Thursday, November 20, 2014


She's 77.  She's completely bedridden.  She has been campaigning for over a year to have all her teeth removed because she's on pureed food due to an overactive gag reflex.
She calls me 17 times a day.  Some days only 7.  I have recently put some boundaries in place, because we talk every single morning for at least half an hour, so we are working on an agreement where anything that happens after 9 am can be something we talk about the next day, unless there's an emergency.  But we define emergency differently.  I'm working on that.  Yesterday I thought maybe I could say "Are you on fire?  That would be an emergency."  But that's not what this post is about.

This post is about how we found a gentle geriatric dentist with a heart of pure gold, who looked in her mouth and said "Removing all these teeth is not a bad idea.  I could do fillings, but I'd be patching a sinking ship."
So today she went and had all her teeth removed.  They used local freezing, so she was awake and chatty the whole time, and the dentist didn't mind.  I spent the rest of the day at the nursing home with her.

She's a bit like a child now - super lucid and surprisingly bright, still, but there are some things that throw her.  She's lost a lot of her pain tolerance.  The freezing coming out was excruciating for her - not, I don't think, because it was so painful but because her reaction to new sensations is WAIT WEIRD I DON'T LIKE THIS MAKE IT STOP.  So I spent a lot of time holding her hand and singing to her and begging her to try to stop talking and go to sleep.

"Bad, bad" she'd say.  "Pain, pain."  And then, "I can't close my mouth."  It took me a really long time to figure out what she saying because every time she said the word "close" she ....closed her mouth.  I explained to her 18 times that she could, she just couldn't touch her teeth together because they were gone.  She called for her mother.  (I told her she had her mother's grand-daughter.)

And then she made me cry, because we both dozed off, and she woke up in pain, squeezing my hand so tightly my fingers went white, and said "Father God, use this pain for my good and Your glory.  Use this pain for my good and Your glory."  A mantra, over and over again, and once again, I saw it, that strong strong spine this feisty little lady has.

I'm proud to be her daughter.


Kathy Mackel said...

Poor lamb.
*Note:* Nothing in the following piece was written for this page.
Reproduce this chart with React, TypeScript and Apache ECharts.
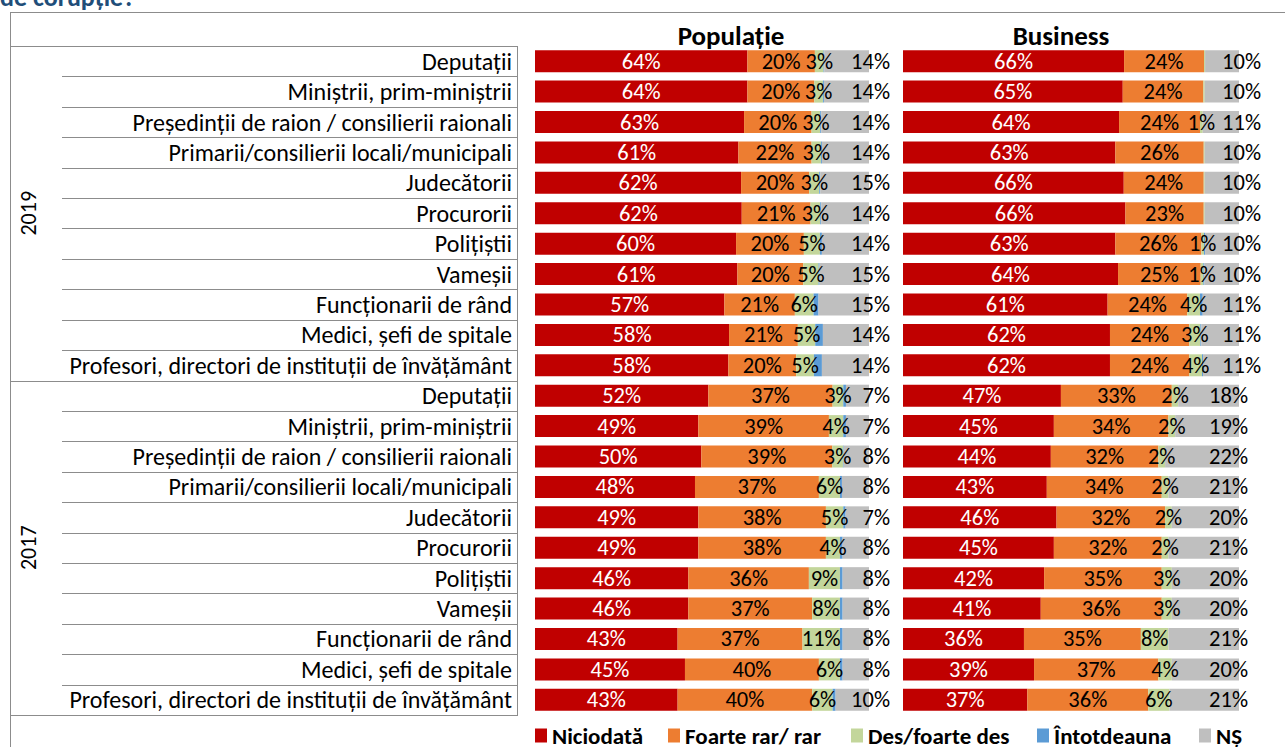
import React, { useEffect, useRef } from 'react';
import * as echarts from 'echarts';

// ---------- DATA ----------
const years = ['2019', '2017'];
const institutions = [
  'Deputații',
  'Miniștrii, prim-miniștrii',
  'Președinții de raion / consilierii raionali',
  'Primarii/consilierii locali/municipali',
  'Judecătorii',
  'Procurorii',
  'Polițiștii',
  'Vameșii',
  'Funcționarii de rând',
  'Medici, șefi de spitale',
  'Profesori, directori de instituții de învățământ',
];
const seriesNames = ['Niciodată', 'Foarte rar/ rar', 'Des/foarte des', 'Întotdeauna', 'NȘ'];
const panelTitles = ['Populație', 'Business'];
const pageTitle = 'de corupție?';

// Populație: 11 rows for 2019, then 11 rows for 2017 (%)
const popNiciodata = [63.6, 63.6, 62.6, 60.9, 61.7, 61.9, 60.2, 60.6, 56.7, 58.1, 57.9, 51.9, 48.9, 49.8, 47.9, 48.9, 48.9, 45.9, 45.9, 42.7, 44.9, 42.7];
const popRar = [20.2, 20.0, 20.2, 21.9, 20.4, 20.6, 20.3, 19.7, 21.1, 20.6, 20.3, 37.2, 39.1, 39.2, 37.1, 38.2, 38.2, 36.1, 37.1, 37.4, 40.1, 40.3];
const popDes = [2.6, 2.6, 2.6, 2.8, 3.0, 2.9, 4.8, 4.6, 5.6, 5.2, 5.3, 3.2, 4.3, 3.2, 6.3, 5.2, 4.2, 9.3, 8.3, 11.2, 6.3, 6.1];
const popIntotdeauna = [0.2, 0.3, 0.3, 0.3, 0.3, 0.3, 0.6, 0.3, 1.5, 2.3, 2.4, 0.8, 0.8, 0.2, 0.6, 0.7, 0.8, 0.8, 0.8, 0.8, 0.8, 0.9];
const popNS = [13.5, 13.5, 14.3, 14.1, 14.6, 14.3, 14.1, 14.8, 15.1, 13.8, 14.1, 6.9, 6.9, 7.6, 8.1, 7.0, 7.9, 7.9, 7.9, 7.9, 7.9, 10.0];

// Business
const busNiciodata = [65.8, 65.4, 64.3, 63.2, 65.7, 66.2, 63.2, 64.0, 60.9, 61.6, 61.6, 47.0, 44.9, 44.0, 42.8, 45.7, 44.9, 42.0, 41.0, 36.0, 39.0, 37.0];
const busRar = [23.8, 24.0, 24.1, 26.3, 23.8, 23.3, 25.6, 24.6, 23.7, 23.6, 23.6, 33.0, 34.1, 32.0, 34.2, 32.3, 32.1, 35.0, 36.0, 34.8, 37.0, 36.0];
const busDes = [0.3, 0.4, 0.8, 0.3, 0.3, 0.3, 0.8, 0.8, 3.8, 3.3, 3.8, 1.9, 2.0, 2.0, 2.0, 2.0, 2.0, 3.0, 3.0, 8.2, 4.0, 6.3];
const busIntotdeauna = [0, 0, 0, 0, 0, 0, 0.3, 0.3, 0.8, 0.3, 0.3, 0, 0, 0, 0, 0, 0, 0, 0, 0, 0, 0];
const busNS = [10.1, 10.2, 10.8, 10.2, 10.2, 10.2, 10.1, 10.3, 10.8, 11.2, 10.7, 18.1, 19.0, 22.0, 21.0, 20.0, 21.0, 20.0, 20.0, 21.0, 20.0, 20.7];

const panels = [
  [popNiciodata, popRar, popDes, popIntotdeauna, popNS],
  [busNiciodata, busRar, busDes, busIntotdeauna, busNS],
];

// ---------- STYLE ----------
const FONT = "Carlito, Calibri, Lato, 'Liberation Sans', sans-serif";
const COLORS = ['#C00000', '#ED7D31', '#C3D69B', '#5B9BD5', '#BFBFBF'];
const LINE = '#8C8C8C';
const GRID_TOP = 46;
const GRID_BOTTOM_Y = 715;
const PANEL_LEFT = [535, 903];
const PANEL_WIDTH = [334, 336];
const LABEL_RIGHT = 517;
const LABEL_LEFT = 62;
const FRAME_LEFT = 10;
const FRAME_TOP = 12;
const LEGEND_X = [535, 668, 851, 1037, 1199];
// shift of the NȘ labels to the right of the bar end, per panel and year
const NS_SHIFT = [[21, 21], [22, 9]];

export default function App() {
  const ref = useRef<HTMLDivElement>(null);

  useEffect(() => {
    if (!ref.current) return;
    const chart = echarts.init(ref.current, undefined, { renderer: 'svg' });

    const rowKeys: string[] = [];
    years.forEach((y) => institutions.forEach((n) => rowKeys.push(y + '|' + n)));
    const nRows = rowKeys.length;
    const rowH = (GRID_BOTTOM_Y - GRID_TOP) / nRows;

    const fmt = (p: any) => {
      const v = Math.round(typeof p.value === 'object' ? p.value.value : p.value);
      return v === 0 ? '' : v + '%';
    };

    const series: any[] = [];
    panels.forEach((arrs, p) => {
      arrs.forEach((vals, s) => {
        const isNS = s === 4;
        series.push({
          type: 'bar',
          name: seriesNames[s],
          stack: 'panel' + p,
          xAxisIndex: p,
          yAxisIndex: p,
          barWidth: 22,
          itemStyle: { color: COLORS[s] },
          label: {
            show: s !== 3,
            position: isNS ? ['100%', '50%'] : 'inside',
            align: isNS ? 'right' : 'center',
            verticalAlign: 'middle',
            formatter: fmt,
            fontFamily: FONT,
            fontSize: 22.5,
            color: s === 0 ? '#FFFFFF' : '#000000',
          },
          data: vals.map((v, i) =>
            isNS
              ? { value: v, label: { offset: [NS_SHIFT[p][Math.floor(i / institutions.length)], 0] } }
              : v
          ),
        });
      });
    });

    const grids = PANEL_LEFT.map((l, i) => ({
      left: l,
      width: PANEL_WIDTH[i],
      top: GRID_TOP,
      height: GRID_BOTTOM_Y - GRID_TOP,
      containLabel: false,
    }));

    const xAxes = PANEL_LEFT.map((_, i) => ({
      type: 'value',
      gridIndex: i,
      min: 0,
      max: 100,
      show: false,
    }));

    const yAxes: any[] = [
      {
        type: 'category',
        gridIndex: 0,
        data: rowKeys,
        inverse: true,
        offset: PANEL_LEFT[0] - LABEL_RIGHT,
        axisLine: { show: false },
        axisTick: { show: false },
        axisLabel: {
          interval: 0,
          margin: 5,
          fontFamily: FONT,
          fontSize: 24,
          color: '#000',
          formatter: (k: string) => k.split('|')[1],
        },
        splitLine: { show: false },
      },
      {
        type: 'category',
        gridIndex: 1,
        data: rowKeys,
        inverse: true,
        show: false,
      },
    ];

    const legends = seriesNames.map((n, i) => ({
      data: [n],
      left: LEGEND_X[i],
      top: 724,
      padding: 0,
      itemWidth: 12,
      itemHeight: 14,
      icon: 'rect',
      selectedMode: false,
      textStyle: { fontFamily: FONT, fontSize: 23, fontWeight: 'bold', color: '#000' },
    }));

    const lineStyle = { stroke: LINE, lineWidth: 1 };
    const graphic: any[] = [
      {
        type: 'text',
        x: 0,
        y: -3,
        style: { text: pageTitle, fill: '#1F4E79', font: `bold 26px ${FONT}`, align: 'left', verticalAlign: 'middle' },
      },
      { type: 'line', shape: { x1: FRAME_LEFT, y1: FRAME_TOP + 0.5, x2: 1285, y2: FRAME_TOP + 0.5 }, style: lineStyle },
      { type: 'line', shape: { x1: FRAME_LEFT + 0.5, y1: FRAME_TOP, x2: FRAME_LEFT + 0.5, y2: 747 }, style: lineStyle },
      { type: 'line', shape: { x1: LABEL_RIGHT + 0.5, y1: GRID_TOP, x2: LABEL_RIGHT + 0.5, y2: GRID_BOTTOM_Y + 1 }, style: lineStyle },
    ];
    // horizontal row separators: from the frame at group boundaries, label column only inside a group
    for (let i = 0; i <= nRows; i++) {
      const y = Math.round(GRID_TOP + i * rowH) + 0.5;
      const groupEdge = i % institutions.length === 0;
      graphic.push({
        type: 'line',
        shape: { x1: groupEdge ? FRAME_LEFT : LABEL_LEFT, y1: y, x2: LABEL_RIGHT + 1, y2: y },
        style: lineStyle,
      });
    }
    years.forEach((y, gi) => {
      const cy = GRID_TOP + (gi + 0.5) * institutions.length * rowH;
      graphic.push({
        type: 'text',
        x: 28,
        y: cy,
        rotation: Math.PI / 2,
        style: { text: y, fill: '#000', font: `22px ${FONT}`, align: 'center', verticalAlign: 'middle' },
      });
    });
    panelTitles.forEach((t, i) => {
      graphic.push({
        type: 'text',
        x: [731, 1061][i],
        y: 35,
        style: { text: t, fill: '#000', font: `bold 27px ${FONT}`, align: 'center', verticalAlign: 'middle' },
      });
    });

    chart.setOption({
      animation: false,
      backgroundColor: '#FFFFFF',
      grid: grids,
      xAxis: xAxes,
      yAxis: yAxes,
      legend: legends,
      series,
      graphic,
    });

    return () => chart.dispose();
  }, []);

  return (
    <div
      ref={ref}
      style={{ position: 'absolute', left: 0, top: 0, width: 1285, height: 747, background: '#fff' }}
    />
  );
}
The photo on Facebook was quite...remarkable? Ok, and a bit ghastly but now she'll have a good path forward. (Like that's any consolation? I'm trying to be brave on Mom's account.)

Carolyn said...

BIG OUCH! None of that is easy, none of it on any level. OUCH! May healing come quickly, and understanding too for this dear little lady. You are a GREAT daughter!!!!!!!

Anonymous said...

And that made ME cry too.


Stephen T Berg said...

You tell it so well, and of course, it's heartbreaking. And you are, as has been said, a wonderful daughter.